Taymour believes that the lack of expressive designers and strong catwalk themes at New York Fashion Week will force fashion students and designers to instead showcase their collections in Paris or Milan.
“There are no big fashion houses supporting the youth in New York,” said Taymour. “I’ve been trying to be more involved in giving back to up-and-coming designers. There are a lot of new designers launching brands that … have to learn their lessons and make horrible mistakes and waste a lot of money. There are also these amazing talents that have to take a desk job at some huge conglomerate because they’re not being supported and nurtured by the fashion industry.”
Taymour called out Dion Lee and Vaquera as independent brands that have figured out the business better than most. She expects that many smaller brands will have to right-track the business side of their companies after recent recession woes.
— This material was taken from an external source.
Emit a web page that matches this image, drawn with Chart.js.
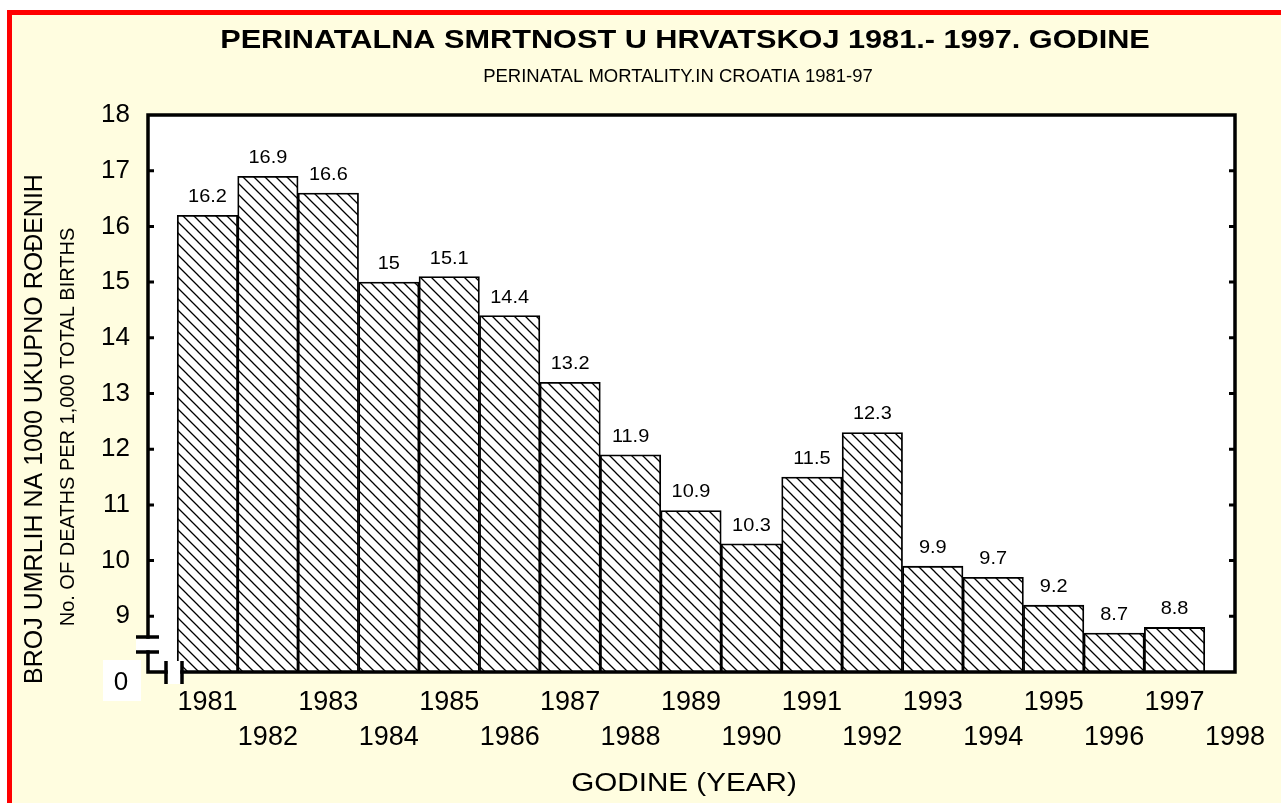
<!DOCTYPE html>
<html>
<head>
<meta charset="utf-8">
<title>Perinatalna smrtnost</title>
<script src="https://cdn.jsdelivr.net/npm/chart.js@4.4.1/dist/chart.umd.min.js"></script>
<style>
    html, body { margin: 0; padding: 0; background: #fff; }
    #wrap { width: 1281px; height: 803px; }
</style>
</head>
<body>
<div id="wrap"><canvas id="mainChart" width="1281" height="803"></canvas></div>
<script>
// --- Data ---
const years = [1981, 1982, 1983, 1984, 1985, 1986, 1987, 1988, 1989, 1990, 1991, 1992, 1993, 1994, 1995, 1996, 1997];
const rates = [16.2, 16.9, 16.6, 15, 15.1, 14.4, 13.2, 11.9, 10.9, 10.3, 11.5, 12.3, 9.9, 9.7, 9.2, 8.7, 8.8];
const xTickYears = [1981, 1982, 1983, 1984, 1985, 1986, 1987, 1988, 1989, 1990, 1991, 1992, 1993, 1994, 1995, 1996, 1997, 1998];
const yTickValues = [9, 10, 11, 12, 13, 14, 15, 16, 17, 18];
const breakLabel = '0';

const titleText = 'PERINATALNA SMRTNOST U HRVATSKOJ 1981.- 1997. GODINE';
const subtitleText = 'PERINATAL MORTALITY.IN CROATIA 1981-97';
const yTitleMain = 'BROJ UMRLIH NA 1000 UKUPNO ROĐENIH';
const yTitleSub = 'No. OF DEATHS PER 1,000 TOTAL BIRTHS';
const xTitleText = 'GODINE (YEAR)';

// --- Style ---
const FONT = '"Liberation Sans", Arial, Helvetica, sans-serif';
const CREAM = '#FFFDE0';
const RED = '#FF0000';

const canvas = document.getElementById('mainChart');
const ctx = canvas.getContext('2d');

function makeHatch() {
    const size = 11;
    const tile = document.createElement('canvas');
    tile.width = size;
    tile.height = size;
    const g = tile.getContext('2d');
    g.fillStyle = '#fff';
    g.fillRect(0, 0, size, size);
    g.strokeStyle = '#000';
    g.lineWidth = 1.3;
    g.beginPath();
    g.moveTo(-1, -1); g.lineTo(size + 1, size + 1);
    g.moveTo(-1, size - 1); g.lineTo(1, size + 1);
    g.moveTo(size - 1, -1); g.lineTo(size + 1, 1);
    g.stroke();
    return ctx.createPattern(tile, 'repeat');
}

// text stretched a bit horizontally, like the original print
function wideText(c, text, x, y, font, sx) {
    c.save();
    c.font = font;
    c.translate(x, y);
    c.scale(sx, 1);
    c.fillText(text, 0, 0);
    c.restore();
}

// --- Plugins ---
const backgroundPlugin = {
    id: 'background',
    beforeDraw(chart) {
        const c = chart.ctx;
        const a = chart.chartArea;
        c.save();
        c.fillStyle = '#fff';
        c.fillRect(0, 0, chart.width, chart.height);
        c.fillStyle = RED;
        c.fillRect(7, 10, chart.width, chart.height);
        c.fillStyle = CREAM;
        c.fillRect(12, 15, chart.width, chart.height);
        c.fillStyle = '#fff';
        c.fillRect(a.left, a.top, a.right - a.left, a.bottom - a.top);
        c.restore();
    }
};

const framePlugin = {
    id: 'frame',
    afterDatasetsDraw(chart) {
        const c = chart.ctx;
        const a = chart.chartArea;
        const yScale = chart.scales.y;
        const L = a.left + 1, R = a.right, T = a.top, B = a.bottom;
        c.save();

        // white gaps of the axis break
        c.fillStyle = '#fff';
        c.fillRect(L - 12, B - 33, 24, 13);
        c.fillRect(L + 20, B - 11, 13, 23);

        c.strokeStyle = '#000';
        c.lineWidth = 3.5;
        c.lineCap = 'square';
        c.beginPath();
        c.moveTo(L, B - 35); c.lineTo(L, T); c.lineTo(R, T); c.lineTo(R, B); c.lineTo(L + 34, B);
        c.moveTo(L + 18, B); c.lineTo(L, B); c.lineTo(L, B - 20);
        c.stroke();

        c.lineCap = 'butt';
        c.beginPath();
        c.moveTo(L - 12, B - 35); c.lineTo(L + 11, B - 35);
        c.moveTo(L - 12, B - 20); c.lineTo(L + 11, B - 20);
        c.moveTo(L + 18, B - 11); c.lineTo(L + 18, B + 12);
        c.moveTo(L + 34, B - 11); c.lineTo(L + 34, B + 12);
        c.stroke();

        // inward ticks
        c.lineWidth = 3;
        c.beginPath();
        yTickValues.forEach(v => {
            if (v >= 18) return;
            const py = yScale.getPixelForValue(v);
            c.moveTo(L, py); c.lineTo(L + 6, py);
            c.moveTo(R - 6, py); c.lineTo(R, py);
        });
        c.stroke();

        // break label "0"
        c.fillStyle = '#fff';
        c.fillRect(L - 45, B - 12, 38, 41);
        c.fillStyle = '#000';
        c.font = '26px ' + FONT;
        c.textAlign = 'center';
        c.textBaseline = 'alphabetic';
        c.fillText(breakLabel, L - 27, B + 18);

        // value labels
        c.font = '19px ' + FONT;
        const meta = chart.getDatasetMeta(0);
        meta.data.forEach((bar, i) => {
            wideText(c, String(rates[i]), bar.x, bar.y - 13, '19px ' + FONT, 1.05);
        });

        // titles
        wideText(c, titleText, 685, 48, 'bold 26px ' + FONT, 1.18);
        wideText(c, subtitleText, 678, 82, '18.5px ' + FONT, 1);
        wideText(c, xTitleText, 684, 791, '26px ' + FONT, 1.14);

        c.save();
        c.translate(42, 429);
        c.rotate(-Math.PI / 2);
        c.font = '25px ' + FONT;
        c.fillText(yTitleMain, 0, 0);
        c.restore();
        c.save();
        c.translate(74, 427);
        c.rotate(-Math.PI / 2);
        c.font = '20px ' + FONT;
        c.fillText(yTitleSub, 0, 0);
        c.restore();

        c.restore();
    }
};

// --- Chart ---
const mainChart = new Chart(ctx, {
    type: 'bar',
    data: {
        datasets: [{
            data: years.map((yr, i) => ({ x: yr, y: rates[i] })),
            backgroundColor: makeHatch(),
            borderColor: '#000',
            borderWidth: 1.8,
            barPercentage: 1,
            categoryPercentage: 1
        }]
    },
    options: {
        responsive: false,
        animation: false,
        devicePixelRatio: 1,
        layout: { padding: { left: 47, right: 46, top: 115, bottom: 51 } },
        plugins: {
            legend: { display: false },
            tooltip: { enabled: false },
            title: { display: false }
        },
        scales: {
            x: {
                type: 'linear',
                min: 1980,
                max: 1998,
                offset: false,
                grid: { display: false, drawTicks: false, offset: false },
                border: { display: false },
                afterBuildTicks: s => { s.ticks = xTickYears.map(v => ({ value: v })); },
                afterFit: s => { s.height = 80; },
                ticks: {
                    autoSkip: false,
                    maxRotation: 0,
                    padding: 13,
                    color: '#000',
                    font: { family: FONT, size: 27, lineHeight: 1.3 },
                    callback: v => (v % 2 === 1 ? [String(v)] : ['', String(v)])
                }
            },
            y: {
                min: 8,
                max: 18,
                grid: { display: false, drawTicks: false },
                border: { display: false },
                afterBuildTicks: s => { s.ticks = yTickValues.map(v => ({ value: v })); },
                afterFit: s => { s.width = 100; },
                ticks: {
                    padding: 17,
                    color: '#000',
                    font: { family: FONT, size: 26 },
                    callback: v => String(v)
                }
            }
        }
    },
    plugins: [backgroundPlugin, framePlugin]
});
</script>
</body>
</html>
“[My brand] is seeing conservative buys from bigger stores, which is fine because our e-commerce is offsetting those costs that we’re losing,” said Taymour. “I’m very fortunate — I just signed a new lease on a bigger studio so we can have more space to work. The brand is growing and I’m trying to be very conservative with the growth and how to navigate it. We’re spending double the money for twice the studio size, but we have a better workflow and a better workplace for each other.”
Retrofête expands focus to outerwear for fall 2024
This season, NYC-based Retrofête hosted its second runway collection, with a focus on outerwear.
The brand has been worn by Gwyneth Paltrow, Taylor Swift and Jennifer Lopez, and its top markets are the U.S., Italy and Australia. In January 2023, Retrofête opened its first physical retail space — a pop-up on Spring Street in NYC’s SoHo neighborhood. The move was a response to the brand’s customers’ demand for a tangible brand experience, allowing them to see and touch the products firsthand. Retrofête also sells through high-end retailers including Bergdorf Goodman, Revolve, Shopbop, Net-a-Porter, Nordstrom and Neiman Marcus.
“We learned so much from hosting our first NYFW show in September. This time, we collaborated with a different production company and we had stylist Alex White style the looks,” said CEO Aviad Klin. “Everything was more seamless and organized and much easier this time around.”
According to Klin, for brands like Retrofête that started out selling in wholesale channels, runways offer the best exposure and can even help justify price increases for products. “Being on the show circuit has helped [boost] the credibility of the brand,” said Klin. “We now get many more calls from stylists, for example, who can take us to the next level. We started selling at a higher price point a few years ago, and people trust the brand enough to buy at this price point.” The brand’s styles retail for $150 to over $1,000.
Since its first runway appearance, the brand has expanding beyond party pieces to create a “total look” featuring complementary outerwear pieces.
“A few years ago, one of our buyers told us, “I’m dying to have a good coat to wear with your dresses,” said Klin. “We had a jacket here and there in the collection, but it wasn’t a big theme. But people loved it when we showed it on the runway, and it was one of the most-pulled items from the PR side. So it really made sense for us to push [the category] further.”
The brand showed eight coats on the runway this season, and it plans to launch more outerwear in its next collection.